Data extract:
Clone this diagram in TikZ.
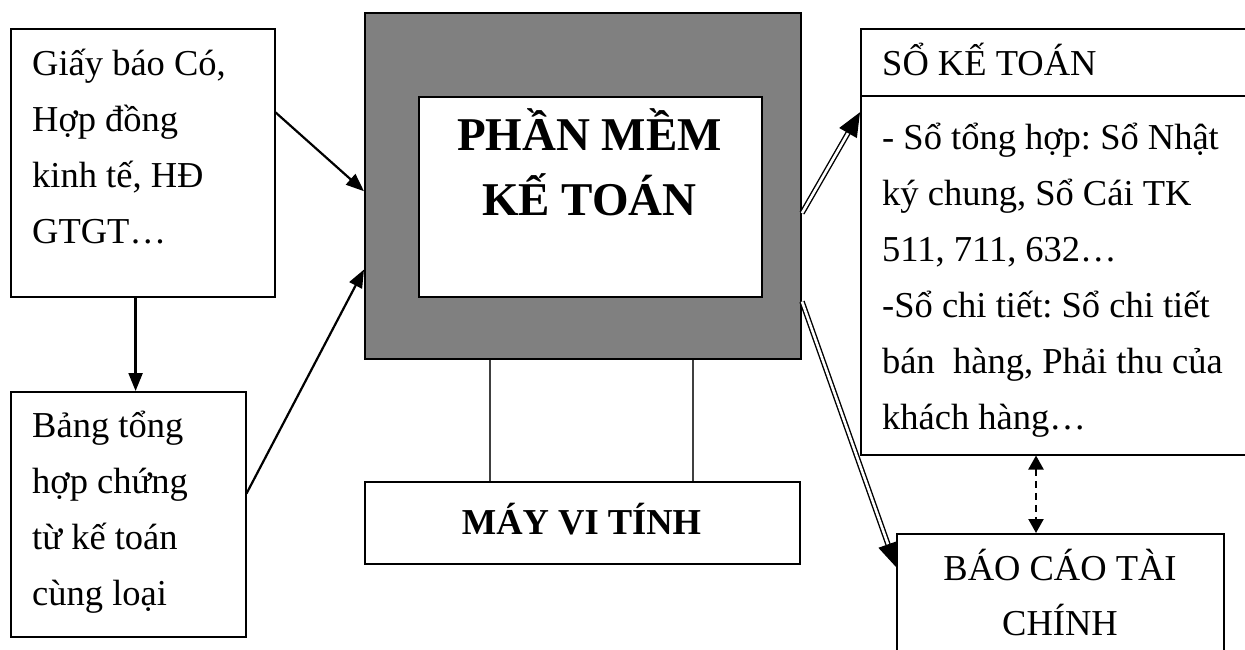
\documentclass[tikz,border=0pt]{standalone}
\usepackage{fontspec}
\setmainfont{Liberation Serif}
\usetikzlibrary{arrows.meta,calc}
\definecolor{boxgray}{HTML}{808080}
\definecolor{linegray}{HTML}{404040}
\frenchspacing
\begin{document}
\begin{tikzpicture}[x=1pt,y=-1pt,
  box/.style={draw=black,line width=1.5pt,rectangle,inner sep=0pt,anchor=north west},
  body/.style={font=\fontsize{36.5}{56}\selectfont,align=left,inner sep=0pt,anchor=base west},
  ctext/.style={font=\fontsize{36.5}{55}\selectfont,align=center,inner sep=0pt,anchor=base},
  arr/.style={line width=2.2pt,-{Triangle[length=18pt,width=14pt]}},
  dbl/.style={line width=1.4pt,double,double distance=2.6pt,-{Triangle[length=24pt,width=20pt]}},
  dasharr/.style={line width=2.2pt,dash pattern=on 7pt off 5pt,{Triangle[length=14pt,width=15pt]}-{Triangle[length=14pt,width=15pt]}},
  conn/.style={draw=linegray,line width=1.2pt},
]
\useasboundingbox (0,0) rectangle (1245,649);
\fill[white] (0,0) rectangle (1245,649);
\begin{scope}
\clip (0,0) rectangle (1245,649);
% left boxes
\node[box,minimum width=264pt,minimum height=268pt] (boxA) at (10,28) {};
\node[body] (textA) at (32,243) {Giấy báo Có,\\Hợp đồng\\kinh tế, HĐ\\GTGT…};
\node[box,minimum width=235pt,minimum height=245pt] (boxB) at (10,391) {};
\node[body] (textB) at (32,605) {Bảng tổng\\hợp chứng\\từ kế toán\\cùng loại};
% central software box
\node[box,fill=boxgray,line width=2pt,minimum width=436pt,minimum height=346pt] (gray) at (364,12) {};
\node[box,fill=white,line width=2pt,minimum width=343pt,minimum height=200pt] (soft) at (418,96) {};
\node[font=\bfseries\fontsize{47}{65}\selectfont,align=center,inner sep=0pt,anchor=base] (title) at (589.5,215) {PHẦN MỀM\\KẾ TOÁN};
% computer box
\node[box,minimum width=435pt,minimum height=82pt] (may) at (364,481) {};
\node[font=\bfseries\fontsize{36.5}{44}\selectfont,inner sep=0pt,anchor=base] (mayt) at (581.5,534) {MÁY VI TÍNH};
% ledger box
\node[box,minimum width=400pt,minimum height=426pt] (so) at (860,28) {};
\draw[line width=1.5pt] ($(so.north west)+(0,68)$) -- ($(so.north east)+(0,68)$);
\node[body] (soh) at (882,75) {SỔ KẾ TOÁN};
\node[body] (sob) at (882,429) {- Sổ tổng hợp: Sổ Nhật\\ký chung, Sổ Cái TK\\511, 711, 632…\\-Sổ chi tiết: Sổ chi tiết\\bán~ hàng, Phải thu của\\khách hàng…};
% report box
\node[box,minimum width=327pt,minimum height=200pt] (bao) at (896,533) {};
\node[ctext] (baot) at (1060,635) {BÁO CÁO TÀI\\CHÍNH};
% connectors
\draw[arr] ($(boxA.north east)!0.313!(boxA.south east)$) -- ($(gray.north west)!0.515!(gray.south west)$);
\coordinate (aS) at ($(boxA.south west)!0.473!(boxA.south east)$);
\draw[arr] (aS) -- (aS |- boxB.north);
\draw[arr] ($(boxB.north east)!0.416!(boxB.south east)$) -- ($(gray.north west)!0.74!(gray.south west)$);
\coordinate (l1) at ($(gray.south west)+(126,0)$);
\coordinate (l2) at ($(gray.south west)+(329,0)$);
\draw[conn] (l1) -- (l1 |- may.north);
\draw[conn] (l2) -- (l2 |- may.north);
\draw[dbl] ($(gray.north east)!0.578!(gray.south east)$) -- ($(so.north west)!0.197!(so.south west)$);
\draw[dbl] ($(gray.north east)!0.832!(gray.south east)$) -- ($(bao.north west)+(0,34)$);
\coordinate (dT) at ($(bao.north west)+(140,0)$);
\draw[dasharr] (dT |- so.south) -- (dT);
\end{scope}
\end{tikzpicture}
\end{document}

Instruction: Print out the whole of the material word for word, without pictures.

Result of the task:
Clone this diagram in TikZ.
\documentclass[tikz,border=0pt]{standalone}
\usepackage{fontspec}
\setmainfont{Liberation Serif}
\usetikzlibrary{arrows.meta,calc}
\definecolor{boxgray}{HTML}{808080}
\definecolor{linegray}{HTML}{404040}
\frenchspacing
\begin{document}
\begin{tikzpicture}[x=1pt,y=-1pt,
  box/.style={draw=black,line width=1.5pt,rectangle,inner sep=0pt,anchor=north west},
  body/.style={font=\fontsize{36.5}{56}\selectfont,align=left,inner sep=0pt,anchor=base west},
  ctext/.style={font=\fontsize{36.5}{55}\selectfont,align=center,inner sep=0pt,anchor=base},
  arr/.style={line width=2.2pt,-{Triangle[length=18pt,width=14pt]}},
  dbl/.style={line width=1.4pt,double,double distance=2.6pt,-{Triangle[length=24pt,width=20pt]}},
  dasharr/.style={line width=2.2pt,dash pattern=on 7pt off 5pt,{Triangle[length=14pt,width=15pt]}-{Triangle[length=14pt,width=15pt]}},
  conn/.style={draw=linegray,line width=1.2pt},
]
\useasboundingbox (0,0) rectangle (1245,649);
\fill[white] (0,0) rectangle (1245,649);
\begin{scope}
\clip (0,0) rectangle (1245,649);
% left boxes
\node[box,minimum width=264pt,minimum height=268pt] (boxA) at (10,28) {};
\node[body] (textA) at (32,243) {Giấy báo Có,\\Hợp đồng\\kinh tế, HĐ\\GTGT…};
\node[box,minimum width=235pt,minimum height=245pt] (boxB) at (10,391) {};
\node[body] (textB) at (32,605) {Bảng tổng\\hợp chứng\\từ kế toán\\cùng loại};
% central software box
\node[box,fill=boxgray,line width=2pt,minimum width=436pt,minimum height=346pt] (gray) at (364,12) {};
\node[box,fill=white,line width=2pt,minimum width=343pt,minimum height=200pt] (soft) at (418,96) {};
\node[font=\bfseries\fontsize{47}{65}\selectfont,align=center,inner sep=0pt,anchor=base] (title) at (589.5,215) {PHẦN MỀM\\KẾ TOÁN};
% computer box
\node[box,minimum width=435pt,minimum height=82pt] (may) at (364,481) {};
\node[font=\bfseries\fontsize{36.5}{44}\selectfont,inner sep=0pt,anchor=base] (mayt) at (581.5,534) {MÁY VI TÍNH};
% ledger box
\node[box,minimum width=400pt,minimum height=426pt] (so) at (860,28) {};
\draw[line width=1.5pt] ($(so.north west)+(0,68)$) -- ($(so.north east)+(0,68)$);
\node[body] (soh) at (882,75) {SỔ KẾ TOÁN};
\node[body] (sob) at (882,429) {- Sổ tổng hợp: Sổ Nhật\\ký chung, Sổ Cái TK\\511, 711, 632…\\-Sổ chi tiết: Sổ chi tiết\\bán~ hàng, Phải thu của\\khách hàng…};
% report box
\node[box,minimum width=327pt,minimum height=200pt] (bao) at (896,533) {};
\node[ctext] (baot) at (1060,635) {BÁO CÁO TÀI\\CHÍNH};
% connectors
\draw[arr] ($(boxA.north east)!0.313!(boxA.south east)$) -- ($(gray.north west)!0.515!(gray.south west)$);
\coordinate (aS) at ($(boxA.south west)!0.473!(boxA.south east)$);
\draw[arr] (aS) -- (aS |- boxB.north);
\draw[arr] ($(boxB.north east)!0.416!(boxB.south east)$) -- ($(gray.north west)!0.74!(gray.south west)$);
\coordinate (l1) at ($(gray.south west)+(126,0)$);
\coordinate (l2) at ($(gray.south west)+(329,0)$);
\draw[conn] (l1) -- (l1 |- may.north);
\draw[conn] (l2) -- (l2 |- may.north);
\draw[dbl] ($(gray.north east)!0.578!(gray.south east)$) -- ($(so.north west)!0.197!(so.south west)$);
\draw[dbl] ($(gray.north east)!0.832!(gray.south east)$) -- ($(bao.north west)+(0,34)$);
\coordinate (dT) at ($(bao.north west)+(140,0)$);
\draw[dasharr] (dT |- so.south) -- (dT);
\end{scope}
\end{tikzpicture}
\end{document}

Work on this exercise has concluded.